Eureka: A Prose Poem

The most important idea to the narrator’s view on the universe in Eureka is his monomania with “Simplicity” (Poe 1277). In dealing with the creation of what we see around us, the phenomena, he states that it is a huge rhetorical jump to move from zero to one, rather than the simpler, far shorter rhetorical leap from one to two. That instead of the universe being created from nothing, it was created from “Imparticularity” (Poe 1277) or being without particulars, thus being one. This “Oneness is a principle abundantly sufficient to account for the constitution, the existing phenomena and the plainly inevitable annihilation” of the universe (1277). If there was a creation from the simplest (One), phenomena is thus a forced and “abnormal condition of many” (1278). He then states in possibly clearer language, “I have suggested – the design of multiplicity out of unity – diversity out of sameness – complexity out of simplicity – in a word, the utmost possible multiplicity of relation out of the emphatically irrelative One” (1278). Borrowing from Occam’s Razor without specifically mentioning it, if all things being equal, the simplest will out, he states that the Universe has “a satisfiable tendency [for] the disunited atoms to return into One” (1278).

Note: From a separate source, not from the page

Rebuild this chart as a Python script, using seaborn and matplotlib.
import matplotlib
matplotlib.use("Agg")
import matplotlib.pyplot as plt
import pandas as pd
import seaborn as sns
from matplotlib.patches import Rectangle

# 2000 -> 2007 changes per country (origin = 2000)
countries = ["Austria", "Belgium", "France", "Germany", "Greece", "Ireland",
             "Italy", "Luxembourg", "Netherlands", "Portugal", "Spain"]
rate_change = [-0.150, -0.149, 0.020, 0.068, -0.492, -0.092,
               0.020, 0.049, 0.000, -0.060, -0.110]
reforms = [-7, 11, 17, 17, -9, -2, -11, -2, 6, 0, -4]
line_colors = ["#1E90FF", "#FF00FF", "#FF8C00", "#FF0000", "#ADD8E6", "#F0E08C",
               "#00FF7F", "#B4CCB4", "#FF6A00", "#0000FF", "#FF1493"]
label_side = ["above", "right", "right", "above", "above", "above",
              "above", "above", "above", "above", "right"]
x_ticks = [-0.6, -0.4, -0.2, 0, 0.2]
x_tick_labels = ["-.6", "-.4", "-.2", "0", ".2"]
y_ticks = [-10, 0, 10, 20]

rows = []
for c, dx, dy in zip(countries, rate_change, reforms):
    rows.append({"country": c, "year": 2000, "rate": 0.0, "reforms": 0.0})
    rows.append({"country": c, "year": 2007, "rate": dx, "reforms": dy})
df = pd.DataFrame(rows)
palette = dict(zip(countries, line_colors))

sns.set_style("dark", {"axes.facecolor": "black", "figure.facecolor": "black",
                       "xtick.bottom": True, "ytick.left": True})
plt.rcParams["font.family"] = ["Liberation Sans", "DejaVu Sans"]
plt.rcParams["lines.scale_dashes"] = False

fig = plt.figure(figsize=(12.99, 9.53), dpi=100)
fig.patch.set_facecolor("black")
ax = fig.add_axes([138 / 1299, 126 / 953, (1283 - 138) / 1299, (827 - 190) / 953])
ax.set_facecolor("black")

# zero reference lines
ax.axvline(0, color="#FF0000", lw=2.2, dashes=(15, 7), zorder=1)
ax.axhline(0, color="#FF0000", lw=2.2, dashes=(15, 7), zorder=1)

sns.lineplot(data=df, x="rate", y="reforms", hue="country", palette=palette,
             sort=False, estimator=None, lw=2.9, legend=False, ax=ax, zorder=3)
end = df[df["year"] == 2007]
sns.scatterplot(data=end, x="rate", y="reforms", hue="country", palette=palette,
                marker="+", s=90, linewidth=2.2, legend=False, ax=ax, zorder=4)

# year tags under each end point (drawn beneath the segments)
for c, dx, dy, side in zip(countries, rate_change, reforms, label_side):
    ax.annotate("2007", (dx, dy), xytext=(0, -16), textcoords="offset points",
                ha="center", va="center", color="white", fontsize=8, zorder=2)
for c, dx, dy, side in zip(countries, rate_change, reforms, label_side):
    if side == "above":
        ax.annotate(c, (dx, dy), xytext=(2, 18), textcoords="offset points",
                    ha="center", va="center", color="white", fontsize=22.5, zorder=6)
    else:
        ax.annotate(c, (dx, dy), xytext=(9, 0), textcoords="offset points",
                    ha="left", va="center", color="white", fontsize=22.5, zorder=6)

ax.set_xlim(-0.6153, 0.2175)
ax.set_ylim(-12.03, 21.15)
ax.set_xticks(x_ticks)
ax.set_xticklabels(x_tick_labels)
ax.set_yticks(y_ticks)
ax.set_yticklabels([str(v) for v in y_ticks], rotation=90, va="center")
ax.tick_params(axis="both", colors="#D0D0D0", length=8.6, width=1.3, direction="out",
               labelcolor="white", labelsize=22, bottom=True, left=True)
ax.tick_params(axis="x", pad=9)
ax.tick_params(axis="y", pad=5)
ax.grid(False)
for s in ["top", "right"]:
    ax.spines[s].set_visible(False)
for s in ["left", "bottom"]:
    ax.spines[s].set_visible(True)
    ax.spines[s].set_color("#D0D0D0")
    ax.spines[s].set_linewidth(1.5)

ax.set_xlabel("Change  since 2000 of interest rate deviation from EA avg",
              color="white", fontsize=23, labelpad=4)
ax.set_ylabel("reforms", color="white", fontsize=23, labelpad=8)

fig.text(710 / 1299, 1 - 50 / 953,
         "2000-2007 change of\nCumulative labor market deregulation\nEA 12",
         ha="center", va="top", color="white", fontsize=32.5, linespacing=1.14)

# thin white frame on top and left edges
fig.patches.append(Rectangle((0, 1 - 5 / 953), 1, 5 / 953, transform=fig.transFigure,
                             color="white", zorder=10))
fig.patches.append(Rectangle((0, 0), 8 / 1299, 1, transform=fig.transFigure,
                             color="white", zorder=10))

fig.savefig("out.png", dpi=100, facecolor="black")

The question must be arising in any reader’s head, how does this have anything to do with the creation and implications of racialized literary creations in the rest of his tales and also, how are these theories of the universe in anyway racial constructions? I ask for your patience, it is all connected, and vital to the Conclusion.

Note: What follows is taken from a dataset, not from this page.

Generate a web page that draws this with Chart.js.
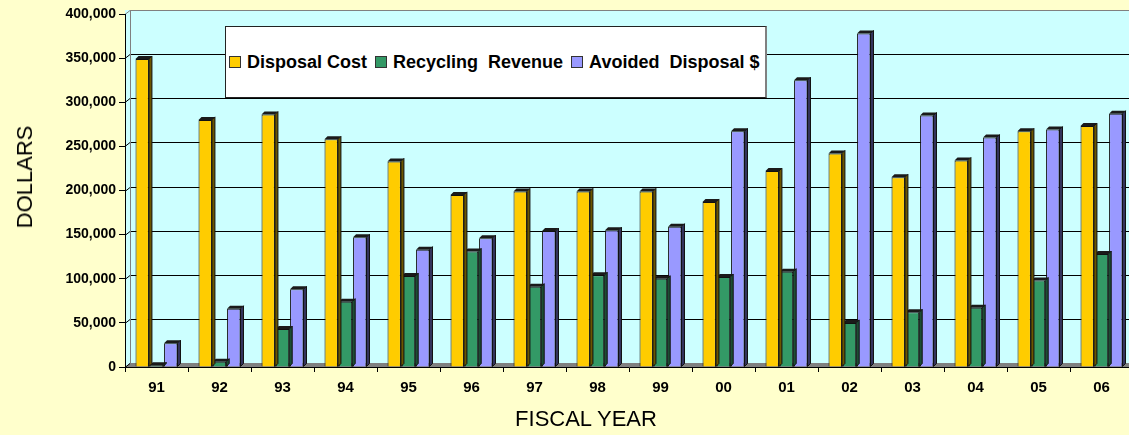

Now in the narrator’s theory of the universe, he contends that there must be forces creating “multiplicity out of unity” and also of the “return into one”. He states that the forces are of the simplest nature, magnetism; and breaking this down into two, gravity and electricity. Gravity is the result when objects become one, and electricity is the result when an object becomes separate objects (1281). And that the two forces that operate under the guise of gravity and electricity are “‘Attraction’ and ‘Repulsion.’ The former is the body; the latter the soul: the one is the material; the other the spiritual, principle of the Universe. No other principles exist” (Poe 1282). This treatise dares to unify the universe into principles that cannot be broken down further. His theory rests on gravity; more specifically, the two opposing forces of “attraction” and “repulsion”. Repulsion is the current state of the universe, everything separate and distinct from one another. From the arm to the head of an individual, to an individual from another individual, everything is distinct. However, the once and future state of being lies in the attractive force. Like gravity, Poe contends, every object, every molecule in the universe will eventually disintegrate back into the single, “primordial and irrelative One” (Poe 1289). This he explains is unavoidable and unchangeable by any being within the scope of the tyranny of the “One” and as nothing is outside of it, everything and everyone is subjected to it. But objects, including humans, desire to keep their distinctions and individualities separate from their environment. This desire is futile though, and the repulsive desires clash with the omnipotent attractions, which causes the tension. This tension between the distinctions, individuals and the tyranny of the “One” is the cause of most of the plot of many Edgar Allen Poe tales. Even though Eureka was written years subsequent to all of his tales, his idea that all objects, distinctions, and characters within an environment will eventually and entropically disintegrate into an indivisible, “principle, Unity” – is something Poe depicts in many of his tales.